The final performance was once again in Fox’s gallery space and consisted of a live performance of the piercing sounds of the band LYSOL. It is difficult to place the band within a genre, but I would say it was a 50-50 blend of singing and screaming. Bravo to LYSOL for maintain energy and keeping their vocal chords intact. It was a wonderful opportunity for GCAC’s patrons, as well as myself, to fully appreciate the acoustics of our building; if you were ever curious as to how well sound carries through our corridors, the answer is very well. In fact, I would venture to say that in some parts of the building sound is even amplified. At this point in the evening I was that girl in the bowler’s cap in the lobby shouting greetings at newcomers as they entered, my need to greet and welcome could not be deterred by the overpowering sounds of a band who’s amps reach 11.

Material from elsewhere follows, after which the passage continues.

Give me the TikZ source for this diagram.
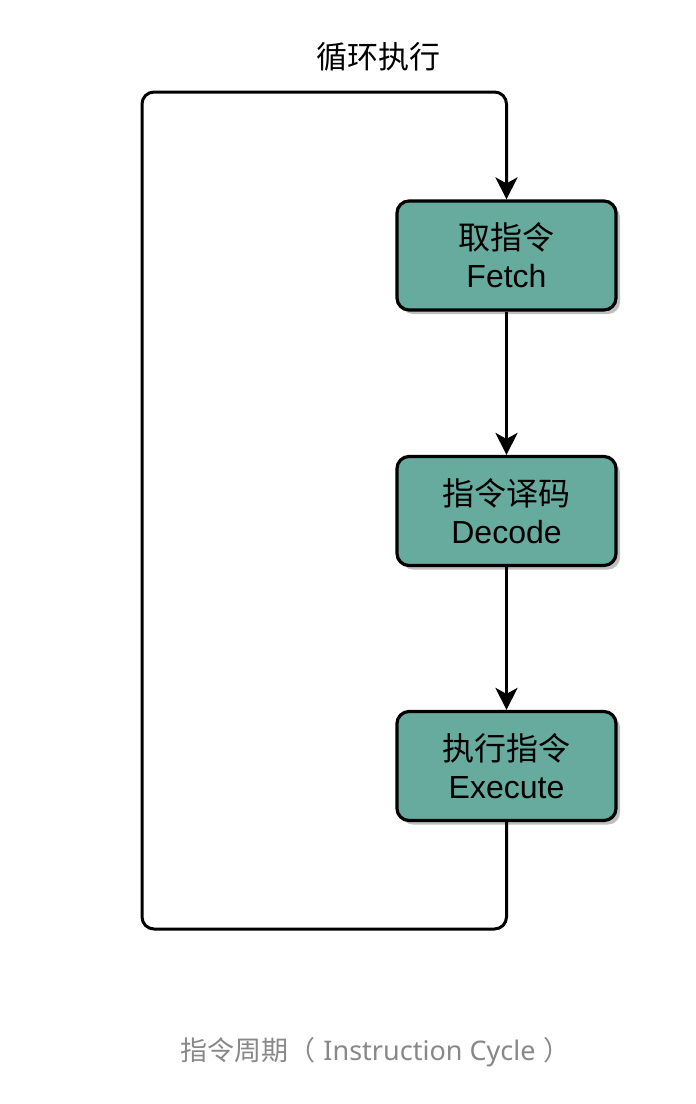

Alright art world of the Internet, have you learned your lesson? I sure hope so, October’s Art Walk will be THE LAST time to see both Cortez’s and Fox’s work here at GCAC. We will also have a brand new show, Cumulus in the main gallery. This work is a collaborative effort of Matthew Moore and Braden King and it is going to be quite a display. This means if you have yet to see our current main gallery exhibition, Nothing Else Left by Adriana Salazar, get down here now! Her show ends Sunday, September 22. So please, I beg of you, do not make the same mistake twice. Come refine that creative palate here at Grand Central Art Center and be a part of history in the making. I certainly will be here, clicker in hand, waiting for you. This is the GCAC intern, over and out.